There was no reply. Still, I felt unsettled, sort of like when my daughter asked me, “What is Botox?” She’s in grade school and already chemical injections are in her lexicon. Great. Isn’t “age fighting” an oxymoron? I prefer age-living.
The ancient Egyptians would have loved Botox. I went to the AGO exhibit of King Tut recently. Now there is a culture where self-preservation was so delusional people wanted to take their earthly bodies to the afterlife. Crunchy is not cool. In hindsight, I think they’d want a makeover.
I should have been born in ancient Egypt. It was fashion to have almond shape eyes, high cheekbones, straight noses and full lips. Eyeliner was key, (someone would have applied mine). They loved big jewellery on small chests, shapely hips and yes, I saw rounded bottoms. Nobody wore high heeled shoes. Skirts were short and hair was straight. Hallelujah. I would have rocked those pyramids with my funky self.
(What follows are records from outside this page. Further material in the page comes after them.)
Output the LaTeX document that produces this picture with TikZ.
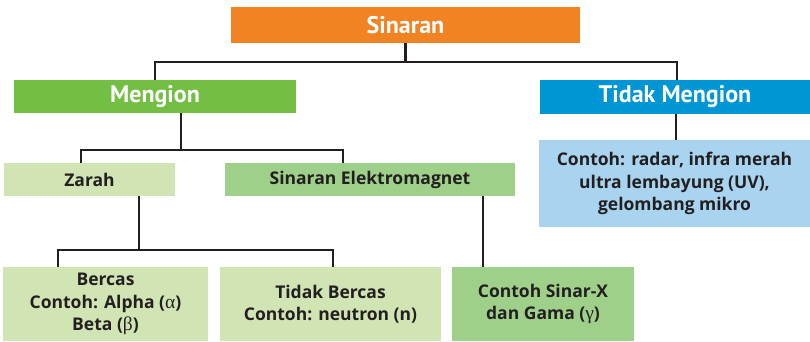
\documentclass[tikz,border=0pt]{standalone}
\usepackage{fontspec}
\setmainfont{PT Sans}
\newfontfamily\bodyfont{Open Sans}
\newfontfamily\greekfont{Liberation Serif}
\usepackage{xcolor}
\definecolor{HeadOrange}{RGB}{242,131,34}
\definecolor{HeadGreen}{RGB}{114,191,68}
\definecolor{HeadBlue}{RGB}{0,150,214}
\definecolor{PaleGreen}{RGB}{209,228,179}
\definecolor{MidGreen}{RGB}{159,208,138}
\definecolor{PaleBlue}{RGB}{168,212,240}
\definecolor{InkGrey}{RGB}{35,31,32}
\usepackage{tikz}

\begin{document}
\begin{tikzpicture}[x=1pt,y=1pt,
    head/.style={inner sep=0pt,text=white,font=\bfseries\fontsize{24}{28}\selectfont},
    box/.style={inner sep=0pt,align=center,text=InkGrey,font=\bodyfont\bfseries\fontsize{17.5}{22.5}\selectfont},
    link/.style={draw=InkGrey,line width=2.6pt}]
        \useasboundingbox (0,0) rectangle (810,342);
        % top level
        \node[head,fill=HeadOrange,minimum width=349pt,minimum height=36pt] (sinaran) at (405.5,317) {Sinaran};
        \node[head,fill=HeadGreen,minimum width=282pt,minimum height=33pt] (mengion) at (155,245.5) {Mengion};
        \node[head,fill=HeadBlue,minimum width=270pt,minimum height=34pt] (tidak) at (675,245) {Tidak Mengion};
        % second level
        \node[box,fill=PaleGreen,minimum width=171pt,minimum height=33pt] (zarah) at (89.5,162.5) {Zarah};
        \node[box,fill=MidGreen,minimum width=290pt,minimum height=33pt] (elektro) at (370,162.5) {Sinaran Elektromagnet};
        \node[box,fill=PaleBlue,minimum width=271pt,minimum height=87pt] (contoh) at (674.5,158.5)
            {Contoh: radar, infra merah\\ultra lembayung (UV),\\gelombang mikro};
        % bottom row
        \node[box,fill=PaleGreen,minimum width=205pt,minimum height=74pt] (bercas) at (105.5,38)
            {Bercas\\Contoh: Alpha ({\greekfont\mdseries\fontsize{19.5}{22.5}\selectfont α})\\Beta ({\greekfont\mdseries\fontsize{19.5}{22.5}\selectfont β})};
        \node[box,fill=PaleGreen,minimum width=221pt,minimum height=74pt] (tbercas) at (330.5,38)
            {Tidak Bercas\\Contoh: neutron (n)};
        \node[box,fill=MidGreen,minimum width=182pt,minimum height=74pt] (sinarx) at (543,38)
            {Contoh Sinar-X\\dan Gama ({\greekfont\mdseries\fontsize{19.5}{22.5}\selectfont γ})};
        % connectors
        \coordinate (b1) at (405.5,280);
        \coordinate (b2) at (181,192);
        \coordinate (b3) at (139,92);
        \draw[link] (sinaran.south) -- (b1);
        \draw[link] (mengion.north) |- (b1) -| ([xshift=2pt]tidak.north);
        \draw[link] (mengion.south -| b2) -- (b2);
        \draw[link] ([xshift=-8.5pt]zarah.north) |- (b2) -| ([xshift=-27pt]elektro.north);
        \draw[link] (zarah.south -| b3) -- (b3);
        \draw[link] ([xshift=-47.5pt]bercas.north) |- (b3) -| ([xshift=2.5pt]tbercas.north);
        \draw[link] ([xshift=113pt]elektro.south) -- ([xshift=-60pt]sinarx.north);
        \draw[link] ([xshift=1pt]tidak.south) -- ([xshift=1.5pt]contoh.north);
    \end{tikzpicture}
\end{document}
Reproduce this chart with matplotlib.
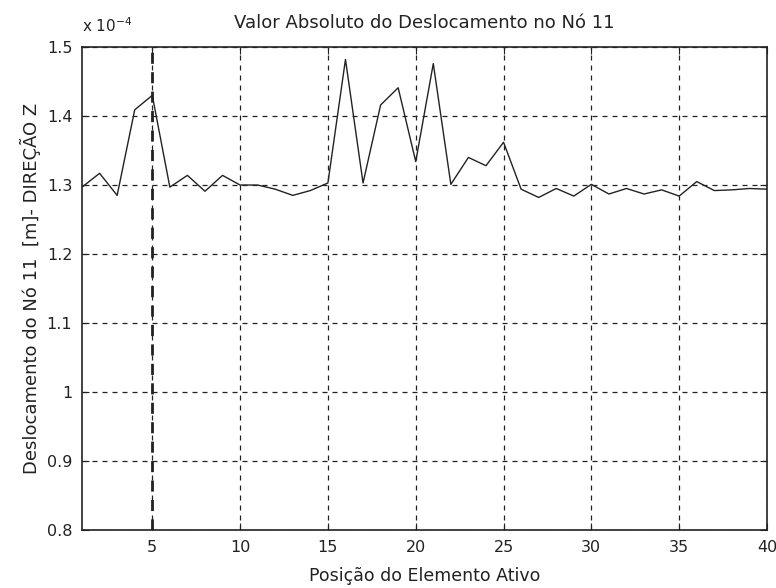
import numpy as np
from matplotlib import pyplot as plt

# posicao do elemento ativo (1..40)
posicao = list(range(1, 41))

# deslocamento do no 11, em unidades de 1e-4 m
deslocamento = [
    1.297, 1.317, 1.285, 1.409, 1.430, 1.297, 1.314, 1.291, 1.314, 1.300,
    1.300, 1.294, 1.285, 1.292, 1.303, 1.482, 1.303, 1.416, 1.441, 1.334,
    1.476, 1.301, 1.340, 1.328, 1.362, 1.294, 1.282, 1.295, 1.284, 1.301,
    1.287, 1.295, 1.287, 1.293, 1.284, 1.305, 1.292, 1.293, 1.295, 1.294,
]

x_ticks = [5, 10, 15, 20, 25, 30, 35, 40]
y_ticks = [0.8, 0.9, 1.0, 1.1, 1.2, 1.3, 1.4, 1.5]
y_labels = ['0.8', '0.9', '1', '1.1', '1.2', '1.3', '1.4', '1.5']

plt.rcParams['font.family'] = ['DejaVu Sans']

fig = plt.figure(figsize=(7.76, 5.88), dpi=100)
ax = fig.add_axes([0.1057, 0.0986, 0.8827, 0.8214])

ax.plot(posicao, deslocamento, color='#222222', linewidth=1.0)
ax.axvline(5, color='#222222', linestyle=(0, (4, 3)), linewidth=2.0, zorder=0)

ax.set_xlim(1, 40)
ax.set_ylim(0.8, 1.5)
ax.set_xticks(x_ticks)
ax.set_yticks(y_ticks)
ax.set_yticklabels(y_labels)
ax.grid(True, color='#222222', linestyle=(0, (4, 4)), linewidth=0.9)
ax.tick_params(direction='in', length=5, labelsize=11.5, colors='#222222',
               top=True, right=True, pad=7)
for s in ax.spines.values():
  s.set_linewidth(1.2)
  s.set_color('#222222')

ax.set_title('Valor Absoluto do Deslocamento no Nó 11', fontsize=13, pad=14,
             color='#222222')
ax.set_xlabel('Posição do Elemento Ativo', fontsize=12.5, labelpad=9,
              color='#222222')
ax.set_ylabel('Deslocamento do Nó 11  [m]- DIREÇÃO Z', fontsize=13,
              labelpad=4, color='#222222')
fig.text(0.1057, 0.94, 'x 10$^{-4}$', fontsize=11, ha='left', va='bottom',
         color='#222222')

fig.savefig('out.png', dpi=100)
In death, my mummy would have been a wrinkled corpse. Laugh lines would show that I understood that life was a paradox. My stretched skin would celebrate my capacity to love, so much so that I made room for it. Saggy bits? That’s what the gauze wrapping is for.
I would change one thing: in my afterlife, my mummy would be discarded and I’d get a do-over. I’d reincarnate as a Victoria’s Secret model. You betcha for sure.